Evacuations are under way in Florida, Georgia and South Carolina ahead of Hurricane Matthew's expected landfall in Florida Thursday. Forecasters say there's a small chance the Category 4 storm could strengthen to a Category 5 by the time it arrives.
The Florida Division of Emergency Management called the storm "life-threatening," and Governor Rick Scott warned of its "catastrophic" impact. He urged the estimated 1.5 million Florida residents in evacuation zones to follow evacuation orders.
"Do not surf. Do not go on the beach. This will kill you," Gov. Scott said at a press conference Thursday. "There is no reason not to leave."
Priority in an evacuation should be given to your own safety, said certified financial planner Ann Coulson, an assistant professor at Kansas State University's Institute of Personal Financial Planning. While it can help to bring along harder-to-replace documents (such as birth certificates) or ones that can help in the aftermath of a storm (such as your insurance policy), tracking those down shouldn't delay evacuating, she warned.
"A lot depends on time," she said. "Their lives should come first."
Kristin McNab of Amelia Island, Florida, started packing for her family of four Wednesday afternoon, pulling together both necessary supplies and irreplaceable items such as photo albums.
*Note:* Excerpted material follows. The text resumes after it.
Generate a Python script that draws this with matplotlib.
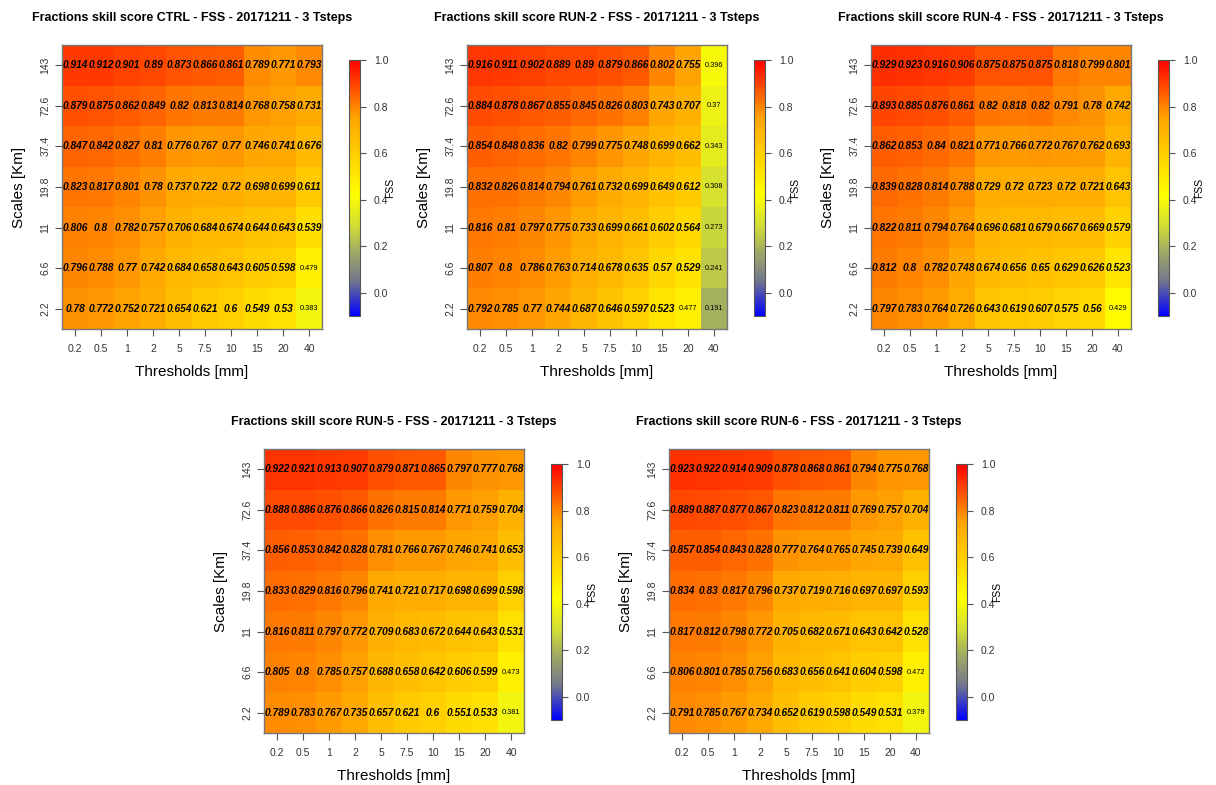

The family left Wednesday evening to ensure they stayed ahead of the storm. McNab's skill at organization meant she was quickly able to grab important documents.
"We took everything that was in our safe," she said. "Birth certificates, wills and so on."
Another common must-have: Extra cash, in case the power is out and you can't swipe a credit card or access an ATM after the storm.
Lists of financial account numbers and copies of recent financial statements often pop up on packing lists, too. Focus less on those items, which you can easily access online, said certified public accountant Kelley Long, a member of the American Institute of Certified Public Accountants' National Financial Literacy Commission.
"Before you leave your house, take pictures of all the rooms," Long said.
"This is a good wake-up call for everybody to be prepared," she said.
Ideally, consumers should have important documents already gathered and stored in a watertight, fire-protected safe as part of a disaster preparedness plan. You might consider making electronic copies that can be uploaded to secure cloud storage service, in the event you are not allowed to return to your home after a storm.